Il était attendu que le président de la République propose un projet de loi organisant l’état d’urgence afin qu’il soit conforme, au moins en théorie, au cadre constitutionnel régissant la restriction des libertés, d’autant plus qu’il avait lui-même reconnu l’inconstitutionnalité de l’ordonnance de 1978. Cependant, ce dossier ne semble pas avoir été une priorité pour lui, puisqu’aucun projet de loi en ce sens n’a été présenté ni avant ni après le 25 juillet, malgré son pouvoir d’initiative législative. Il n’a pas non plus cherché à réglementer l’état d’urgence par le biais de décrets législatifs. De son côté, l’actuel Parlement ne semble pas considérer la promulgation d’une nouvelle loi sur l’état d’urgence comme une priorité, sachant que l’ancienne chambre législative avait également tardé à adopter une loi à ce sujet avant le 25 juillet.
Pour toutes ces raisons, CFJ estime que le maintien de l’état d’urgence en Tunisie représente un réel danger pour les droits et libertés publics, exposant le pays à des dérives autoritaires menaçant les acquis de la révolution. Afin de bâtir une véritable démocratie, il est nécessaire de réformer cette loi en limitant strictement son utilisation et en empêchant qu’elle soit exploitée pour restreindre les libertés fondamentales. La justice et la stabilité dans une société ne peuvent être garanties que par le respect de l’État de droit et la protection des droits des individus sans discrimination ni exception.
Par conséquent, CFJ appelle les autorités tunisiennes à suspendre l’application de l’état d’urgence, sauf en cas de nécessité absolue et sous un contrôle judiciaire strict. Il exhorte également à une révision des législations d’exception qui confèrent à l’exécutif des pouvoirs étendus sans surveillance judiciaire.

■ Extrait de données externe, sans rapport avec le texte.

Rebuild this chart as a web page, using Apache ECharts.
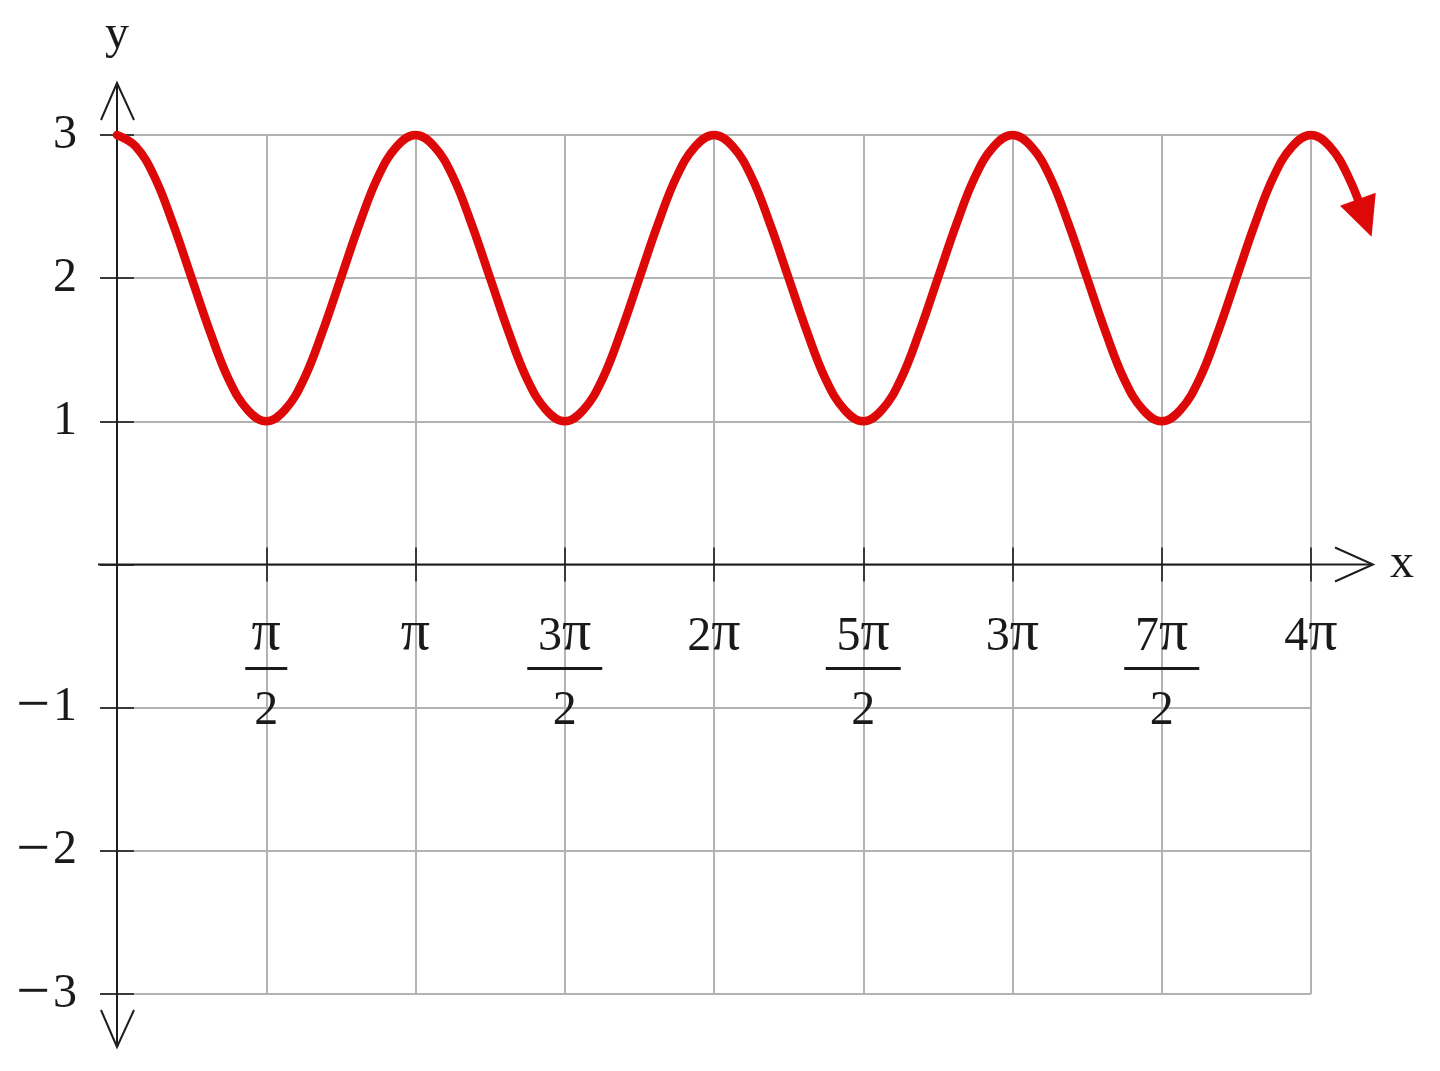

Enfin, le Comité appelle les autorités tunisiennes à garantir le respect des droits humains, même en période d’urgence, afin que ces mesures ne soient pas utilisées comme prétexte à la répression politique. Il invite également la communauté internationale et les mécanismes onusiens à faire pression sur la Tunisie pour qu’elle mette fin à l’application de la loi sur l’état d’urgence, en raison de son incompatibilité avec la Constitution tunisienne et les traités internationaux et conventions onusiennes signés par la Tunisie et juridiquement contraignants pour elle.